The groups, ranging from teachers’ and oil workers’ councils to environmental and cultural associations, issued the statement in the days leading up to the third anniversary of Mahsa Amini’s death on September 16, which ignited months of nationwide unrest.
“The struggle will not stop,” the statement said, describing the protests as the product of “more than four decades of resistance.”
The groups called for three central demands: “an end to gender apartheid,guaranteed public welfare, and unconditional political, social and cultural freedoms.”
The signatories said the 2022 protests, which began after the 22-year-old Kurdish woman’s arrest by morality police for allegedly violating hijab rules and her consequent death, embodied wider grievances over poverty, corruption, repression and inequality.
“The uprising of Woman, Life, Freedom arose as a deeper cry against poverty, economic pressure, discrimination, repression and humiliation,” the statement read.
The groups cited a list of crises they said were rooted in “the authoritarian, discriminatory and despotic structure of political Islam.”
These included “a deep wealth gap, gender discrimination, concentration of power in the hands of a small ruling minority, systematic corruption, mass unemployment, structural poverty, forced migration, environmental destruction and organized repression.”
The statement also linked Iran’s foreign and security policies to domestic hardship. “The specter of war over society is constantly increasing, the result of warmongering policies, proxy forces and insistence on nuclear armament, which have drained people’s lives,” it said.
The organizations said protests over inflation, utility shortages, lifestyle restrictions, political prisoners and executions were all part of the same continuum of struggle.
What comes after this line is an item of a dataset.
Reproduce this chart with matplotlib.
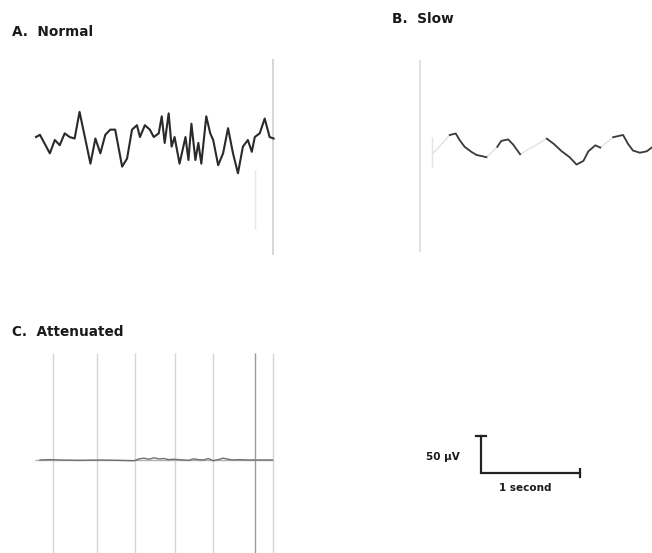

“No reform from above can heal these wounds... The true force of this revolution is in the streets, in strikes, in the solidarity of workers, women, youth, teachers, retirees, students and marginalized groups,” they wrote.
They voiced demands for the release of political prisoners, an end to executions and for social justice. “We declare loudly: no power from above, no behind-the-scenes compromise and no imposed order has the right to decide for the people,” the statement said.
The anniversary comes as Canada-based activist Hamed Esmaeilion has called for rallies in more than 20 cities worldwide, including Toronto, Berlin, London and Sydney, between September 13 and 16 to mark Amini’s death. He said the demonstrations would commemorate those killed or imprisoned since 2022 and demand accountability from Iranian authorities.
Rights groups say at least 551 people, including women and children, were killed during the protests that followed Amini’s death, while thousands were arrested. Amnesty International has described Iran’s crackdown as crimes against humanity, and a UN fact-finding mission has said systemic repression, particularly against women and girls, continues.
“The revolution is not only for a change of political structure,” the Iranian groups’ statement concluded. “It is to end centuries of oppression, exploitation and backwardness, and to open a path where welfare, freedom and equality are a daily reality.”